Intervista a Michele Toschi e Barbara Pistorozzi - Università degli Studi di Bologna
Michele Toschi e Barbara Pistorozzi, ci raccontano la loro esperienza con il CAF nell’intervista realizzata dalla nostra redazione (gennaio 2009)
Com'è iniziato il viaggio CAF nella sua amministrazione?

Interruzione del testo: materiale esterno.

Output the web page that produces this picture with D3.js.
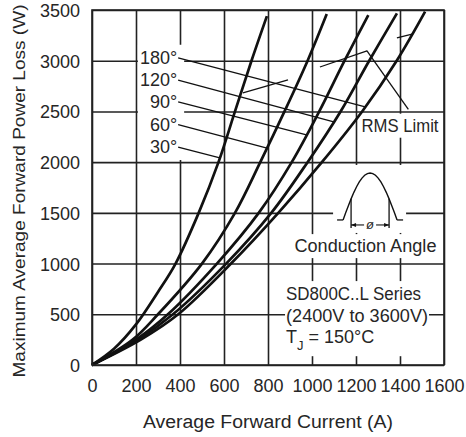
<!DOCTYPE html>
<html>
<head>
<meta charset="utf-8">
<script src="https://cdn.jsdelivr.net/npm/d3@7"></script>
<style>
body{margin:0;background:#fff}
text{font-family:"Liberation Sans",Arial,sans-serif;fill:#262626}
</style>
</head>
<body>
<div id="chart"></div>
<script>
// data: [current A, power W]
var xTicks=[0,200,400,600,800,1000,1200,1400,1600];
var yTicks=[0,500,1000,1500,2000,2500,3000,3500];
var angleLabels=["180°","120°","90°","60°","30°"];
var curve30=[[0,0],[100,160],[200,400],[300,720],[380,1000],[485,1500],[575,2000],[650,2500],[725,3000],[795,3440]];
var curve60=[[0,0],[185,250],[300,500],[500,1000],[650,1500],[765,2000],[875,2500],[980,3000],[1067,3460]];
var curve90=[[0,0],[200,250],[345,500],[568,1000],[758,1500],[908,2000],[1033,2500],[1148,3000],[1256,3450]];
var curve120=[[0,0],[210,250],[368,500],[610,1000],[815,1500],[980,2000],[1130,2500],[1260,3000],[1386,3467]];
var curve180=[[0,0],[222,250],[392,500],[632,1000],[847,1500],[1045,2000],[1228,2500],[1385,3000],[1514,3484]];
var labelLoad=[2970,2750,2535,2310,2090];   // label baselines (W)
var leaderLoad=[2544,2396,2268,2139,2041];  // where each leader meets its curve (W)
var rmsLimit=[[[686,2682],[891,2810]],[[1036,2938],[1250,3096]],[[1386,3224],[1455,3263]]];
var rmsPointer=[[1249,3099],[1438,2521]];

var width=466, height=437;
var marge={top:10,bottom:72,left:92,right:22};
var svg=d3.select('#chart').append('svg')
    .attr('width',width).attr('height',height);

var xScale=d3.scaleLinear().domain([0,1600]).range([marge.left,width-marge.right]);
var yScale=d3.scaleLinear().domain([0,3500]).range([height-marge.bottom,marge.top]);
var plotW=width-marge.left-marge.right, plotH=height-marge.top-marge.bottom;

// axes + grid
var gx=svg.append('g')
    .attr('transform','translate(0,'+(height-marge.bottom)+')')
    .call(d3.axisBottom(xScale).tickValues(xTicks).tickFormat(d3.format('d'))
      .tickSize(-plotH).tickPadding(14));
var gy=svg.append('g')
    .attr('transform','translate('+marge.left+',0)')
    .call(d3.axisLeft(yScale).tickValues(yTicks).tickFormat(d3.format('d'))
      .tickSize(-plotW).tickPadding(12));
[gx,gy].forEach(function(g){
  g.select('.domain').remove();
  g.selectAll('line').attr('stroke','#222').attr('stroke-width',1.6);
  g.selectAll('text').attr('font-size',18).attr('fill','#262626')
    .attr('font-family','"Liberation Sans",Arial,sans-serif');
});
gy.selectAll('text').attr('dy','0.36em');

var bgLayer=svg.append('g');
var curveLayer=svg.append('g');
var textLayer=svg.append('g');

function bg(nodes,px,py,extraRight){
  var x0=1e9,y0=1e9,x1=-1e9,y1=-1e9;
  nodes.forEach(function(n){
    var b=n.getBBox();
    x0=Math.min(x0,b.x); y0=Math.min(y0,b.y);
    x1=Math.max(x1,b.x+b.width); y1=Math.max(y1,b.y+b.height);
  });
  bgLayer.append('rect')
    .attr('x',x0-px).attr('y',y0-py)
    .attr('width',x1-x0+2*px+(extraRight||0)).attr('height',y1-y0+2*py)
    .attr('fill','#fff');
}

// curves
var line=d3.line()
    .x(function(d){return xScale(d[0]);})
    .y(function(d){return yScale(d[1]);})
    .curve(d3.curveCatmullRom.alpha(0.5));
var curves=[curve180,curve120,curve90,curve60,curve30];
curveLayer.selectAll('.curve')
    .data(curves)
    .enter()
    .append('path')
    .attr('d',line)
    .attr('fill','none')
    .attr('stroke','#111')
    .attr('stroke-width',2.7)
    .attr('stroke-linejoin','round');

// frame
svg.append('rect')
    .attr('x',marge.left).attr('y',marge.top)
    .attr('width',plotW).attr('height',plotH)
    .attr('fill','none').attr('stroke','#222').attr('stroke-width',1.6);

function currentAt(c,w){
  for(var i=1;i<c.length;i++){
    if(c[i][1]>=w){
      var t=(w-c[i-1][1])/(c[i][1]-c[i-1][1]);
      return c[i-1][0]+t*(c[i][0]-c[i-1][0]);
    }
  }
  return c[c.length-1][0];
}

// angle labels with leader lines
var labelX=xScale(387);
var lbls=[];
angleLabels.forEach(function(t,i){
  var tx=textLayer.append('text')
      .attr('x',labelX).attr('y',yScale(labelLoad[i]))
      .attr('text-anchor','end').attr('font-size',18)
      .text(t);
  lbls.push(tx.node());
  var y0=yScale(labelLoad[i])-6;
  textLayer.append('line')
      .attr('x1',labelX+1).attr('y1',y0)
      .attr('x2',xScale(currentAt(curves[i],leaderLoad[i])))
      .attr('y2',yScale(leaderLoad[i]))
      .attr('stroke','#111').attr('stroke-width',1.3);
});
bg(lbls,2,3,5);

// RMS limit
rmsLimit.forEach(function(s){
  textLayer.append('line')
      .attr('x1',xScale(s[0][0])).attr('y1',yScale(s[0][1]))
      .attr('x2',xScale(s[1][0])).attr('y2',yScale(s[1][1]))
      .attr('stroke','#111').attr('stroke-width',1.3);
});
textLayer.append('line')
    .attr('x1',xScale(rmsPointer[0][0])).attr('y1',yScale(rmsPointer[0][1]))
    .attr('x2',xScale(rmsPointer[1][0])).attr('y2',yScale(rmsPointer[1][1]))
    .attr('stroke','#111').attr('stroke-width',1.3);
var rms=textLayer.append('text')
    .attr('x',xScale(1225)).attr('y',yScale(2300))
    .attr('font-size',18).attr('textLength',77).attr('lengthAdjust','spacingAndGlyphs')
    .text('RMS Limit');
bg([rms.node()],2,2);

// conduction angle icon
var cx=xScale(1264), base=yScale(1430);
var hw=27, hh=47, fire=19;
var ic=textLayer.append('g');
var pts=d3.range(0,1.0001,0.05).map(function(t){
  return [cx-hw+2*hw*t, base-hh*Math.sin(Math.PI*t)];
});
ic.append('path').attr('d',d3.line()(pts))
    .attr('fill','none').attr('stroke','#111').attr('stroke-width',1.4);
[-1,1].forEach(function(s){
  var fx=cx+s*fire;
  var fy=base-hh*Math.sin(Math.PI*(fx-(cx-hw))/(2*hw));
  ic.append('line').attr('x1',fx).attr('y1',fy).attr('x2',fx).attr('y2',base+8)
      .attr('stroke','#111').attr('stroke-width',1.3);
  ic.append('line').attr('x1',cx+s*hw).attr('y1',base).attr('x2',cx+s*(hw+6)).attr('y2',base)
      .attr('stroke','#111').attr('stroke-width',1.3);
  ic.append('line').attr('x1',cx+s*6).attr('y1',base+5).attr('x2',fx).attr('y2',base+5)
      .attr('stroke','#111').attr('stroke-width',1.1);
  ic.append('path')
      .attr('d','M'+fx+','+(base+5)+'L'+(fx-s*5)+','+(base+3)+'L'+(fx-s*5)+','+(base+7)+'Z')
      .attr('fill','#111');
});
ic.append('text').attr('x',cx).attr('y',base+9)
    .attr('text-anchor','middle').attr('font-size',13).attr('font-style','italic')
    .text('ø');
bgLayer.append('rect').attr('x',cx-37).attr('y',base-55).attr('width',73).attr('height',68)
    .attr('fill','#fff');

var ca=textLayer.append('text')
    .attr('x',xScale(1243)).attr('y',yScale(1113))
    .attr('text-anchor','middle').attr('font-size',18)
    .attr('textLength',142).attr('lengthAdjust','spacingAndGlyphs')
    .text('Conduction Angle');
bg([ca.node()],2,2);

// series block
var blockX=xScale(882);
var s1=textLayer.append('text').attr('x',blockX).attr('y',yScale(640))
    .attr('font-size',18).attr('textLength',135).attr('lengthAdjust','spacingAndGlyphs')
    .text('SD800C..L Series');
var s2=textLayer.append('text').attr('x',blockX).attr('y',yScale(428))
    .attr('font-size',18).attr('textLength',142).attr('lengthAdjust','spacingAndGlyphs')
    .text('(2400V to 3600V)');
var s3=textLayer.append('text').attr('x',blockX).attr('y',yScale(215)).attr('font-size',18);
s3.append('tspan').text('T');
s3.append('tspan').attr('dy',7).attr('font-size',13).text('J');
s3.append('tspan').attr('dy',-7).text(' = 150°C');
bg([s1.node(),s2.node(),s3.node()],1,3);

// axis titles
textLayer.append('text')
    .attr('x',(marge.left+width-marge.right)/2).attr('y',428)
    .attr('text-anchor','middle').attr('font-size',18)
    .attr('textLength',250).attr('lengthAdjust','spacingAndGlyphs')
    .text('Average Forward Current (A)');
textLayer.append('text')
    .attr('transform','translate(25,191) rotate(-90)')
    .attr('text-anchor','middle').attr('font-size',17)
    .attr('textLength',373).attr('lengthAdjust','spacingAndGlyphs')
    .text('Maximum Average Forward Power Loss (W)');
</script>
</body>
</html>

L’unità organizzativa oggetto di analisi, Ufficio dirigenziale Sviluppo Risorse Umane – RIUM dell’Università di Bologna aveva riscosso diversi riconoscimenti, la professionalità del personale e la qualità dei progetti realizzati erano chiaramente percepiti. La leadership sentiva però la necessità di dotarsi di uno strumento che permettesse di valutare il livello di consapevolezza organizzativa dell’Area, soprattutto circa i processi e gli approcci rispetto alle attività presidiate. Tale necessità, anche con l’approssimarsi di una profonda riorganizzazione, non era più rimandabile. Il modello CAF è sembrato da subito uno strumento agile e poco invasivo e il suo utilizzo poteva essere l’occasione giusta per condividere con il personale anche la vision e gli obiettivi alla base del nuovo assetto organizzativo.
Avete avuto difficoltà nel percorso? Come sono state superate?
L’autovalutazione è un processo molto complesso e non è sempre percepita la sua utilità. Si incontrano resistenze soprattutto da parte dei settori con un carattere prevalentemente gestionale, poco propensi ad attività di cui non intravedono un’utilità immediata. Le interviste possono essere vissute come una perdita di tempo, il fatto che altri colleghi possano consultare e “valutare” il materiale prodotto è vissuto come un’invadenza. Tale resistenza può essere superata solo attraverso una progetto di comunicazione chiaro. Tutti devono sentirsi coinvolti e fondamentali per la riuscita del processo di autovalutazione, debbono essere continuamente stimolati a dire la loro, e soprattutto a parlare chiaro su ciò che va e non va. La comunicazione deve essere curata, chiara e precisa, soprattutto continua, quasi ridondante, e permettere al personale di prendere consapevolezza di cosa sia l’autovalutazione e a cosa serva.
E’ necessario pianificare il processo e lavorare sulla comunicazione affinché l’autovalutazione non sia sentita come un controllo, ma come la reale possibilità di individuare ambiti di miglioramento, per raggiungere questo obiettivo è necessario che, alla fase di autovalutazione, seguano azioni concrete di miglioramento.
Quali opportunità ha fornito il CAF?
Ci ha fatto prendere coscienza di comportamenti autoreferenziali e allo stesso tempo ci ha consentito di scoprire risorse nascoste all’interno dell’Area. Attraverso il processo di apprendimento organizzativo innescato dall’autovalutazione è stata fornita un’occasione di condivisione tra persone che pensavano di conoscersi e di conoscere i rispettivi processi lavorativi.
Attraverso il processo di autovalutazione abbiamo ottenuto una rappresentazione trasversale e organica dell’Area comprensiva delle vere interconnessioni tra il lavoro e le persone.
Quali suggerimenti per le amministrazioni che intraprendono il viaggio CAF?
- Dedicare molta attenzione alla pianificazione del processo e alla comunicazione. Il rischio è che le persone non siano poste nella situazione di coglierne le ricadute positive perché percepiscono solo una parte del processo.
- Distribuire equamente il tempo dedicato alle attività di valutazione dei criteri tra fattori e risultati. In base alla nostra esperienza è emerso che la raccolta dei dati e relativa elaborazione può portar via molto tempo, soprattutto se non si dispone di strumenti di misurazione collaudati e sistematicamente utilizzati.
- Curare la composizione del team di autovalutazione che seguirà l’intero processo. Il team deve essere eterogeneo, con persone provenienti da diverse parti dell’organizzazione, un giusto mix tra elementi di recente acquisizione e quelli di più lunga esperienza nell’area, di età diversa e che possiedano conoscenze relative alla gestione documentale e al knowledge management.
Inoltre non deve crearsi un team CAF interno all’organizzazione, isolato dal contesto di lavoro, ma il processo di autovalutazione deve integrarsi all’attività quotidiana dell’Area. - Evitare tecnicismi e approcciare l’autovalutazione con la volontà di descriversi senza barare. In questo modo l’autovalutazione diventa uno strumento culturale di apprendimento organizzativo.